Tech

Kickstarter is making a new Kickstarter, but this one's on the blockchain

The crowdfunding company's new platform will be decentralized, allowing anyone to create a new Kickstarter-like site.

Saving money in the jar.
Sorrasak Jar Tinyo/Moment/Getty Images

Kickstarter, one of the world’s most popular crowdfunding platforms, is moving to the blockchain. Actually, it’s creating an entirely new open-sourced crowdfunding infrastructure that anyone can then use to make their own Kickstarter-esque site.

The project does not yet have an official name and is still very much in early development. Bloomberg reports that Kickstarter hopes to move its own site to the new blockchain platform “some time in 2022.”

Switching to the blockchain won’t really affect how Kickstarter, as it exists now, functions. Creators will still be able to effortlessly use the site to raise funds for their projects, and users will be able to donate to them in exactly the same ways they have been since 2009. No knowledge of the blockchain itself will actually be necessary to use the new Kickstarter.

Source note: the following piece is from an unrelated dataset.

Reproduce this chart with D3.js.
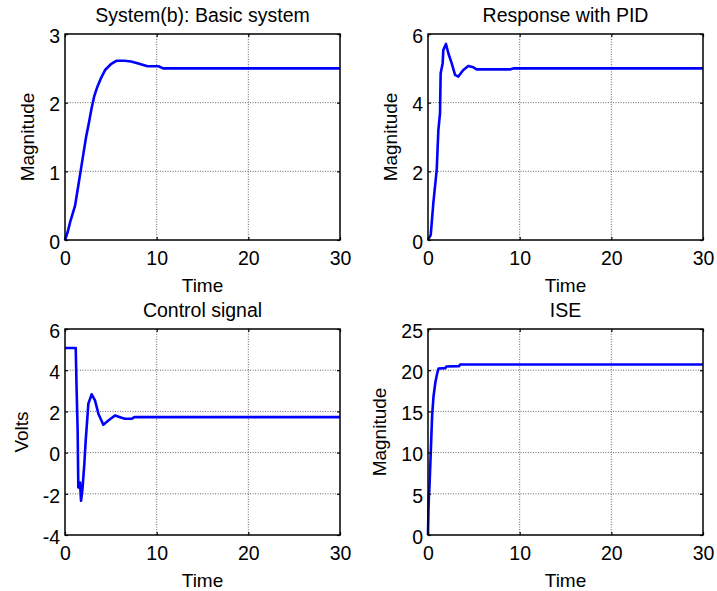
<!DOCTYPE html>
<html>
<head>
<meta charset="utf-8">
<script src="https://cdn.jsdelivr.net/npm/d3@7"></script>
<style>
  body { margin: 0; background: #fff; }
  text { font-family: Arial, "Liberation Sans", sans-serif; fill: #000; }
</style>
</head>
<body>
<svg id="fig" width="717" height="591"></svg>
<script>
// System(b): basic system step response
var tBasic = [0, 0.3, 0.6, 1.1, 1.4, 1.7, 2.0, 2.3, 2.6, 2.9, 3.2, 3.5, 3.9, 4.4, 5.0, 5.6, 6.5, 7.2, 8.0, 9.0, 10.2, 10.7, 30];
var yBasic = [0, 0.12, 0.28, 0.5, 0.75, 1.0, 1.25, 1.5, 1.7, 1.92, 2.1, 2.22, 2.35, 2.48, 2.56, 2.61, 2.61, 2.6, 2.57, 2.53, 2.53, 2.5, 2.5];

// response with PID
var tPid = [0, 0.3, 0.58, 0.95, 1.13, 1.31, 1.38, 1.6, 1.67, 1.96, 2.22, 2.58, 2.95, 3.31, 3.85, 4.4, 4.95, 5.3, 9.0, 9.4, 30];
var yPid = [0, 0.15, 1.07, 2.04, 3.2, 3.69, 4.86, 5.15, 5.53, 5.71, 5.44, 5.15, 4.81, 4.76, 4.95, 5.07, 5.03, 4.97, 4.97, 5.0, 5.0];

// control signal
var tCtrl = [0, 1.17, 1.27, 1.38, 1.45, 1.64, 1.75, 1.89, 2.11, 2.26, 2.55, 2.91, 3.27, 3.64, 4.18, 4.73, 5.45, 6.18, 6.55, 7.27, 7.56, 30];
var uCtrl = [5.08, 5.08, 3.02, 1.07, -1.69, -1.45, -2.34, -1.85, -0.55, 0.59, 2.38, 2.83, 2.54, 1.89, 1.35, 1.56, 1.8, 1.69, 1.64, 1.64, 1.72, 1.72];

// integral of squared error
var tIse = [0, 0.05, 0.1, 0.15, 0.3, 0.45, 0.6, 0.8, 1.0, 1.15, 1.9, 2.0, 3.4, 3.5, 30];
var eIse = [0, 3, 4.8, 5.5, 10, 14.5, 16.8, 18.5, 19.6, 20.2, 20.25, 20.45, 20.5, 20.7, 20.7];

var xTicks = [0, 10, 20, 30];
var ticksBasic = [0, 1, 2, 3];
var ticksPid = [0, 2, 4, 6];
var ticksCtrl = [-4, -2, 0, 2, 4, 6];
var ticksIse = [0, 5, 10, 15, 20, 25];

var panels = [
  {title: "System(b): Basic system", ylab: "Magnitude", t: tBasic, v: yBasic, ydom: [0, 3], yticks: ticksBasic, x0: 65, y0: 34},
  {title: "Response with PID", ylab: "Magnitude", t: tPid, v: yPid, ydom: [0, 6], yticks: ticksPid, x0: 428, y0: 34},
  {title: "Control signal", ylab: "Volts", t: tCtrl, v: uCtrl, ydom: [-4, 6], yticks: ticksCtrl, x0: 65, y0: 329},
  {title: "ISE", ylab: "Magnitude", t: tIse, v: eIse, ydom: [0, 25], yticks: ticksIse, x0: 428, y0: 329}
];

var W = 275, H = 206;
var plain = function(d) { return String(d); };
var svg = d3.select("#fig");
svg.append("rect").attr("width", 717).attr("height", 591).attr("fill", "#fff");

panels.forEach(function(p) {
  var g = svg.append("g").attr("transform", "translate(" + p.x0 + "," + p.y0 + ")");
  var x = d3.scaleLinear().domain([0, 30]).range([0, W]);
  var y = d3.scaleLinear().domain(p.ydom).range([H, 0]);

  // grid
  g.append("g").selectAll("line").data(xTicks.slice(1, -1)).enter().append("line")
    .attr("x1", function(d) { return x(d); }).attr("x2", function(d) { return x(d); })
    .attr("y1", 0).attr("y2", H)
    .attr("stroke", "#444").attr("stroke-width", 0.8).attr("stroke-dasharray", "1,1.5");
  g.append("g").selectAll("line").data(p.yticks.slice(1, -1)).enter().append("line")
    .attr("y1", function(d) { return y(d); }).attr("y2", function(d) { return y(d); })
    .attr("x1", 0).attr("x2", W)
    .attr("stroke", "#444").attr("stroke-width", 0.8).attr("stroke-dasharray", "1,1.5");

  // the curve
  var line = d3.line().x(function(d, i) { return x(p.t[i]); }).y(function(d) { return y(d); });
  g.append("path").datum(p.v).attr("d", line)
    .attr("fill", "none").attr("stroke", "#0000ff").attr("stroke-width", 2.6)
    .attr("stroke-linejoin", "round");

  // axes, ticks inside
  var ax = g.append("g").attr("transform", "translate(0," + H + ")")
    .call(d3.axisBottom(x).tickValues(xTicks).tickFormat(plain).tickSizeInner(-3).tickSizeOuter(0).tickPadding(11));
  var ay = g.append("g")
    .call(d3.axisLeft(y).tickValues(p.yticks).tickFormat(plain).tickSizeInner(-3).tickSizeOuter(0).tickPadding(5));
  g.append("g").call(d3.axisTop(x).tickValues(xTicks).tickSizeInner(-3).tickSizeOuter(0).tickFormat(""));
  g.append("g").attr("transform", "translate(" + W + ",0)")
    .call(d3.axisRight(y).tickValues(p.yticks).tickSizeInner(-3).tickSizeOuter(0).tickFormat(""));
  g.selectAll(".domain").remove();
  g.selectAll(".tick line").attr("stroke", "#000").attr("stroke-width", 1.2);
  ax.selectAll("text").attr("font-size", 19.5).attr("font-family", null).attr("dy", "0.71em");
  ay.selectAll("text").attr("font-size", 19.5).attr("font-family", null).attr("y", 2);

  // frame
  g.append("rect").attr("width", W).attr("height", H)
    .attr("fill", "none").attr("stroke", "#000").attr("stroke-width", 1.5);

  g.append("text").attr("x", W / 2).attr("y", -12.5).attr("text-anchor", "middle")
    .attr("font-size", 19.5).text(p.title);
  g.append("text").attr("x", W / 2).attr("y", H + 52).attr("text-anchor", "middle")
    .attr("font-size", 19).text("Time");

  var lx = ay.node().getBBox().x - 15;
  g.append("text").attr("transform", "translate(" + lx + "," + (H / 2) + ") rotate(-90)")
    .attr("text-anchor", "middle").attr("font-size", 19).text(p.ylab);
});
</script>
</body>
</html>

It’s difficult to overstate how big 2021 has been for the blockchain. It’s gone from buzzword to mainstream adoption with breakneck speed, propelled forward in no small by part by the meteoric rise of the NFT marketplace.

Decentralization to the max — Kickstarter’s blockchain plans are still pretty nebulous right now. The main creed of the project is clear, though: decentralization.

Kickstarter essentially wants the technology at the core of its platform to be available for anyone at all to build off of. This concept in and of itself isn’t new; open-source code has been around since the very earliest days of computing. The blockchain just makes it easier to keep all that open-sourcing organized.

As part of the new project, Kickstarter will be launching an “independent governance lab” to oversee the project’s development. The lab will conduct and share research about the decentralization process. Camille Canon, co-founder of Purpose Foundation, will lead the governance lab.

Blockchain madness — Kickstarter is tapping into a moment that’s both culturally and technologically significant. The use of blockchain technology to power new initiatives has, in just the span of a few months, gone from mysterious term to be used for marketing purposes to bona fide internet phenomenon, leeching into just about every corner of the tech industry.

The concept of using the blockchain for decentralization purposes isn’t new, either, but larger companies using it for that purpose certainly is. The only other major tech company in recent memory to do so is Twitter, which is currently in the process of working on a decentralized version of its social network called Bluesky.

One of the most prominent arguments against using the blockchain for any purpose is the technology’s power consumption, the full effects of which we still don’t have enough data to fully understand. Kickstarter will use Celo, a “carbon-negative” blockchain platform, to minimize its environmental impact.